Excerpt from a dataset
(begin)
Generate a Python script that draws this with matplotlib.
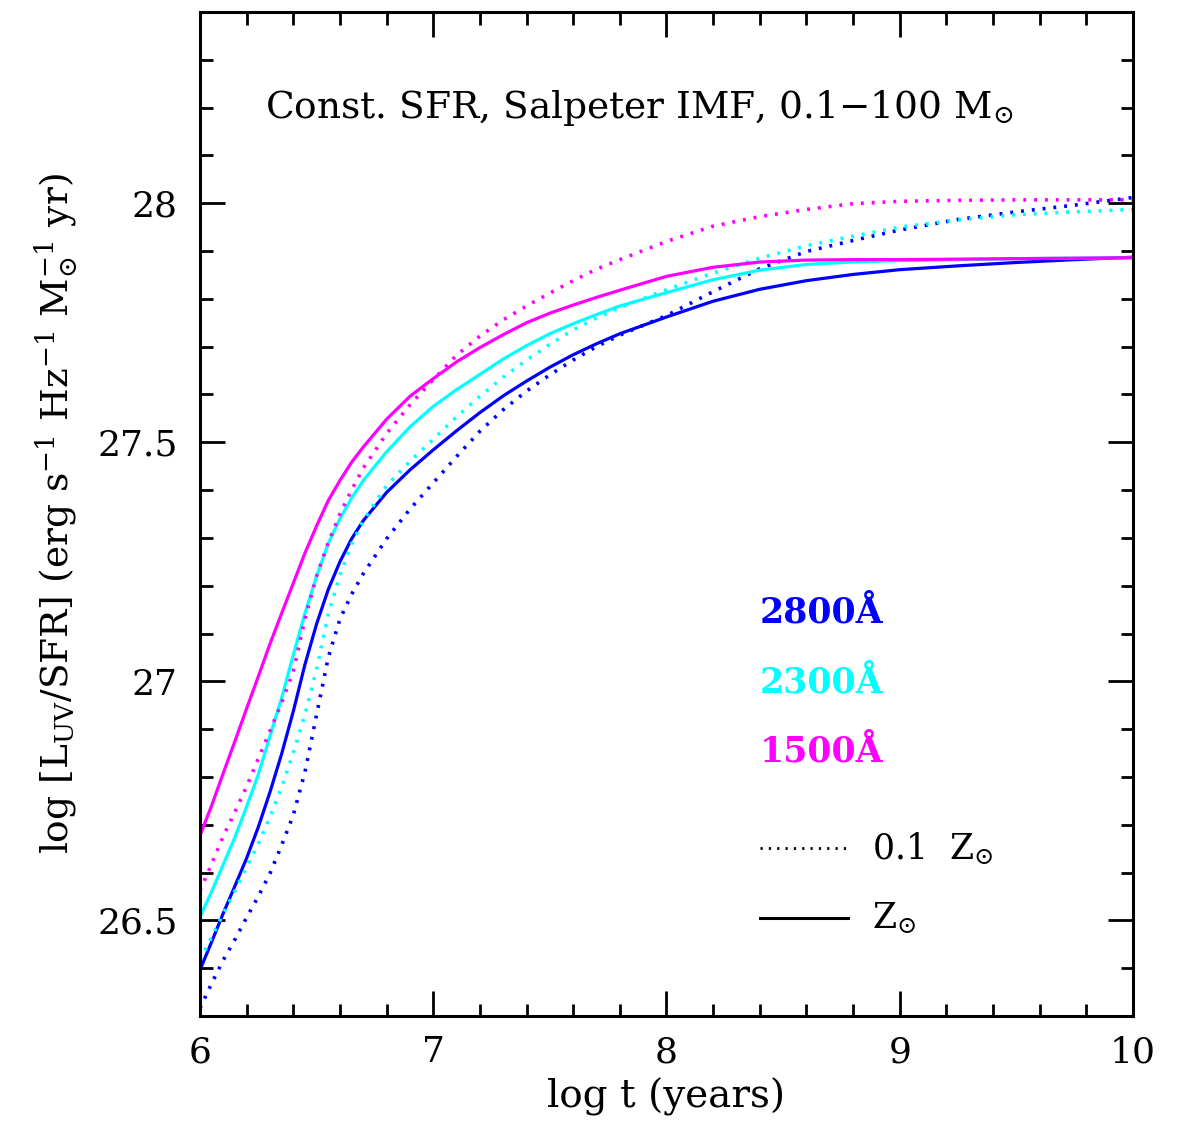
import matplotlib
matplotlib.use("Agg")
import matplotlib.pyplot as plt
from matplotlib.ticker import MultipleLocator

# log t grid (years)
log_t = [6.0, 6.05, 6.1, 6.15, 6.2, 6.25, 6.3, 6.35, 6.4, 6.45, 6.5, 6.55, 6.6, 6.65,
         6.7, 6.8, 6.9, 7.0, 7.1, 7.2, 7.3, 7.4, 7.5, 7.6, 7.7, 7.8, 8.0, 8.2, 8.4,
         8.6, 8.8, 9.0, 9.25, 9.5, 9.75, 10.0]

# solar metallicity (solid)
uv1500_solar = [26.677, 26.74, 26.808, 26.875, 26.943, 27.01, 27.078, 27.142, 27.205, 27.268,
                27.325, 27.378, 27.42, 27.458, 27.49, 27.548, 27.596, 27.633, 27.668, 27.698,
                27.725, 27.75, 27.77, 27.787, 27.803, 27.818, 27.847, 27.866, 27.877,
                27.881, 27.882, 27.882, 27.883, 27.884, 27.885, 27.886]
uv2300_solar = [26.507, 26.56, 26.617, 26.674, 26.738, 26.805, 26.885, 26.965, 27.055, 27.142,
                27.22, 27.288, 27.34, 27.383, 27.42, 27.48, 27.532, 27.575, 27.61, 27.642,
                27.674, 27.702, 27.727, 27.748, 27.767, 27.785, 27.813, 27.84, 27.86,
                27.872, 27.877, 27.88, 27.882, 27.884, 27.885, 27.886]
uv2800_solar = [26.396, 26.455, 26.515, 26.572, 26.63, 26.695, 26.768, 26.848, 26.937, 27.035,
                27.12, 27.192, 27.25, 27.298, 27.336, 27.395, 27.442, 27.484, 27.524, 27.562,
                27.597, 27.628, 27.657, 27.683, 27.706, 27.727, 27.762, 27.795, 27.82,
                27.838, 27.851, 27.861, 27.869, 27.876, 27.882, 27.887]

# 0.1 solar metallicity (dotted)
uv1500_low = [26.562, 26.618, 26.676, 26.727, 26.78, 26.838, 26.896, 26.955, 27.02, 27.13,
              27.22, 27.29, 27.35, 27.40, 27.446, 27.518, 27.578, 27.631, 27.682, 27.722,
              27.756, 27.785, 27.812, 27.838, 27.862, 27.882, 27.92, 27.952, 27.972,
              27.987, 27.999, 28.004, 28.006, 28.007, 28.007, 28.007]
uv2300_low = [26.417, 26.465, 26.514, 26.562, 26.611, 26.66, 26.716, 26.778, 26.85, 26.93,
              27.025, 27.14, 27.222, 27.287, 27.336, 27.409, 27.46, 27.506, 27.553, 27.596,
              27.636, 27.672, 27.705, 27.735, 27.76, 27.782, 27.819, 27.854, 27.885,
              27.911, 27.931, 27.95, 27.965, 27.976, 27.982, 27.987]
uv2800_low = [26.316, 26.368, 26.417, 26.46, 26.506, 26.55, 26.598, 26.657, 26.72, 26.81,
              26.93, 27.05, 27.13, 27.182, 27.225, 27.298, 27.36, 27.415, 27.47, 27.523,
              27.568, 27.607, 27.641, 27.672, 27.70, 27.724, 27.765, 27.815, 27.863,
              27.899, 27.922, 27.944, 27.966, 27.982, 27.996, 28.012]

wavelength_labels = ["2800Å", "2300Å", "1500Å"]
colors = ["#0000ff", "#00ffff", "#ff00ff"]

plt.rcParams['font.family'] = ['DejaVu Serif', 'DejaVu Sans']
plt.rcParams['mathtext.fontset'] = 'dejavuserif'

fig = plt.figure(figsize=(11.86, 11.29), dpi=100)
ax = fig.add_axes([0.1686, 0.1001, 0.7867, 0.8893])

dot_style = (0, (0.8, 2.2))
solar = [uv2800_solar, uv2300_solar, uv1500_solar]
low = [uv2800_low, uv2300_low, uv1500_low]
for c, ys, yl in zip(colors, solar, low):
    ax.plot(log_t, yl, color=c, lw=2.6, linestyle=dot_style)
    ax.plot(log_t, ys, color=c, lw=2.3, solid_capstyle='butt', solid_joinstyle='round')

ax.set_xlim(6, 10)
ax.set_ylim(26.3, 28.4)
ax.xaxis.set_minor_locator(MultipleLocator(0.2))
ax.yaxis.set_minor_locator(MultipleLocator(0.1))
ax.set_xticks([6, 7, 8, 9, 10])
ax.set_xticklabels(["6", "7", "8", "9", "10"])
ax.set_yticks([26.5, 27, 27.5, 28])
ax.set_yticklabels(["26.5", "27", "27.5", "28"])
ax.tick_params(which='both', direction='in', top=True, right=True, width=2)
ax.tick_params(which='major', length=18, labelsize=26)
ax.tick_params(axis='x', which='major', pad=14)
ax.tick_params(axis='y', which='major', pad=16)
ax.tick_params(which='minor', length=9)
for s in ax.spines.values():
    s.set_linewidth(2.2)

ax.set_xlabel("log t (years)", fontsize=28, labelpad=6)
ax.set_ylabel(r"log [L$_{\mathrm{UV}}$/SFR] (erg s$^{-1}$ Hz$^{-1}$ M$_{\odot}^{-1}$ yr)",
              fontsize=27, labelpad=12)

ax.text(0.07, 0.904, r"Const. SFR, Salpeter IMF, 0.1$-$100 M$_{\odot}$",
        transform=ax.transAxes, fontsize=27, ha='left', va='center')

for lab, c, yy in zip(wavelength_labels, colors, [0.402, 0.332, 0.263]):
    ax.text(0.600, yy, lab, transform=ax.transAxes, color=c, fontsize=25,
            fontweight='bold', ha='left', va='center')

ax.plot([0.600, 0.695], [0.167, 0.167], transform=ax.transAxes, color='black',
        lw=2.0, linestyle=(0, (0.8, 2.2)))
ax.plot([0.600, 0.695], [0.0976, 0.0976], transform=ax.transAxes, color='black', lw=2.2)
ax.text(0.720, 0.167, r"0.1  Z$_{\odot}$", transform=ax.transAxes, fontsize=25,
        ha='left', va='center')
ax.text(0.720, 0.0976, r"Z$_{\odot}$", transform=ax.transAxes, fontsize=25,
        ha='left', va='center')

fig.savefig("out.png", dpi=100)
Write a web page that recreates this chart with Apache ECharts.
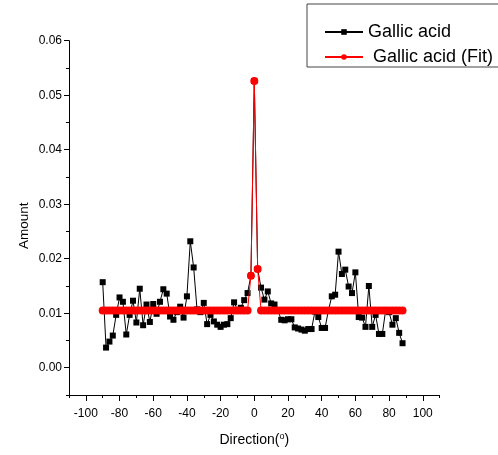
(end)
→ **Directions**
Go through the material and select each line with the string "this" in it.

→ **Output below**
Generate a Python script that draws this with matplotlib.
Write a web page that recreates this chart with Apache ECharts.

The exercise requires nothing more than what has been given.